Don d’organes : tous donneurs présumés

En France, nous sommes tous considérés comme des donneurs d’organes présumés après notre mort si nous n’avons pas exprimé notre refus. Aujourd’hui seulement 150 000 Français sont inscrits sur le Registre national des refus, un document obligatoirement consulté avant d’envisager un prélèvement.

A partir du 1er janvier 2017, ce registre deviendra le moyen principal pour faire connaître son opposition. La loi prévoit également qu’un témoignage écrit et confié à un proche puisse faire valoir l’opposition du défunt. Si ce témoignage a été fait de vive-voix, la famille devra alors retranscrire à l’écrit les circonstances de la discussion, avec l’aide de l’infirmier coordonnateur, et signer le document. Des évolutions qui seront au cœur d’une nouvelle campagne nationale du 19 novembre au 4 décembre 2016.
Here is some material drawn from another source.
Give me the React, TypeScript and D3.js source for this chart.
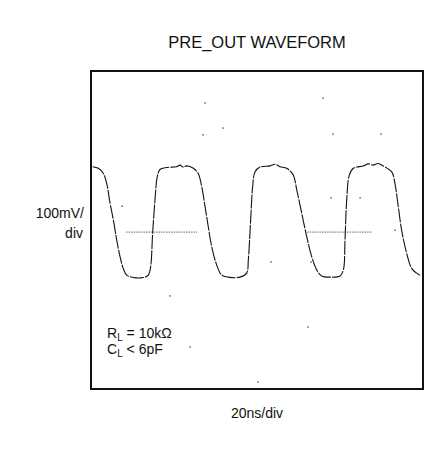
import React from "react";
import * as d3 from "d3";

// scope trace: time in ns (20ns/div), level in mV (100mV/div)
const timeNs = [1.6, 5.0, 8.0, 10.0, 12.0, 14.0, 16.0, 18.0, 19.9, 22.0, 25.9, 31.9, 34.9, 36.3, 37.5, 38.9, 40.3, 41.9, 45.9, 51.9, 53.9, 55.7, 57.9, 61.9, 64.8, 66.9, 68.9, 70.8, 72.9, 75.9, 78.9, 82.8, 89.8, 93.8, 94.8, 96.2, 97.4, 98.8, 101.8, 107.8, 110.8, 113.8, 117.8, 121.7, 123.8, 126.8, 129.8, 132.8, 135.8, 138.7, 143.7, 149.7, 151.7, 152.7, 153.7, 155.3, 157.7, 163.7, 166.5, 169.6, 172.5, 175.6, 180.7, 182.6, 184.6, 186.6, 189.6, 192.6, 195.6, 197.6];
const levelMv = [160, 156, 143, 118, 69, 26, -24, -66, -95, -112, -118, -118, -112, -91, -7, 76, 135, 153, 158, 160, 164, 159, 162, 156, 143, 110, 60, 10, -41, -87, -112, -117, -117, -107, -74, 26, 110, 147, 159, 162, 166, 160, 156, 139, 102, 43, -16, -66, -99, -114, -117, -114, -99, -24, 76, 139, 156, 162, 167, 164, 168, 162, 147, 118, 60, 1, -57, -95, -107, -112];

// dotted reference segments at mid level
const refLevel = -4;
const refStart = [21.6, 130.0];
const refEnd = [64.1, 168.9];

// stray graticule dots
const dotT = [68.9, 139.5, 79.6, 67.7, 145.5, 174.3, 19.2, 144.3, 161.7, 182.6, 108.4, 132.3, 47.9, 130.5, 59.9, 100.6];
const dotV = [320, 332, 257, 240, 242, 242, 61, 82, 82, 1, -79, -79, -164, -242, -292, -380];

const title = "PRE_OUT WAVEFORM";
const yLabel = ["100mV/", "div"];
const xLabel = "20ns/div";

const W = 428;
const H = 451;
const frame = { left: 91, top: 71, right: 423, bottom: 389 };

const App = () => {
  const x = d3.scaleLinear().domain([0, 200]).range([90, 424]);
  const y = d3.scaleLinear().domain([-400, 400]).range([390, 71]);

  const pts: [number, number][] = timeNs.map((t, i) => [t, levelMv[i]]);
  const line = d3
    .line<[number, number]>()
    .x((d) => x(d[0]))
    .y((d) => y(d[1]))
    .curve(d3.curveCatmullRom.alpha(0.5));

  const font = "'Liberation Sans', Arial, sans-serif";

  return (
    <svg width={W} height={H} style={{ position: "absolute", left: 0, top: 0, background: "#fff" }}>
      <text x={257} y={48} textAnchor="middle" fontFamily={font} fontSize={16.5} fill="#111">
        {title}
      </text>
      <rect
        x={frame.left}
        y={frame.top}
        width={frame.right - frame.left}
        height={frame.bottom - frame.top}
        fill="none"
        stroke="#111"
        strokeWidth={2}
      />
      {dotT.map((t, i) => (
        <rect key={i} x={x(t) - 0.6} y={y(dotV[i]) - 0.6} width={1.3} height={1.3} fill="#333" />
      ))}
      {refStart.map((s, i) => (
        <line
          key={i}
          x1={x(s)}
          x2={x(refEnd[i])}
          y1={y(refLevel)}
          y2={y(refLevel)}
          stroke="#555"
          strokeWidth={0.9}
          strokeDasharray="1.5 1"
        />
      ))}
      <path d={line(pts) || ""} fill="none" stroke="#111" strokeWidth={1.1} strokeDasharray="14 1.2" />
      <text x={84} y={218} textAnchor="end" fontFamily={font} fontSize={14} fill="#111">
        {yLabel[0]}
      </text>
      <text x={83} y={238} textAnchor="end" fontFamily={font} fontSize={14} fill="#111">
        {yLabel[1]}
      </text>
      <text x={257} y={418} textAnchor="middle" fontFamily={font} fontSize={14} fill="#111">
        {xLabel}
      </text>
      <text x={107} y={338} fontFamily={font} fontSize={14} fill="#111">
        R<tspan fontSize={10} dy={3}>L</tspan>
        <tspan dy={-3}> = 10kΩ</tspan>
      </text>
      <text x={107} y={354} fontFamily={font} fontSize={14} fill="#111">
        C<tspan fontSize={10} dy={3}>L</tspan>
        <tspan dy={-3}> &lt; 6pF</tspan>
      </text>
    </svg>
  );
};

export default App;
Si dans les faits, ces nouvelles dispositions ne changeront pas grand chose, la démarche administrative prend une valeur symbolique. « La signature implique et responsabilise les proches dans la restitution qu’ils nous feront. L’enjeu est d’essayer que tout le monde se sente concerné et prenne position sur le don d’organe », estime Régis Quéré, infirmier coordonnateur à l’hôpital Necker.

Et de fait, l’enjeu est de taille. En 2014, 3 579 personnes en état de mort encéphalique auraient pu être donneuses. Mais parmi elles, seulement 1 769 ont effectivement été prélevées selon le rapport 2015 de l’Agence de la biomédecine. Pour plus de 1 100 d’entre elles, le prélèvement n’a pas eu lieu en raison du refus des proches, soit une personne sur 3. En parallèle, plus de 21 000 malades sont en attente d’une greffe, et 5 700 transplantations ont été réalisées.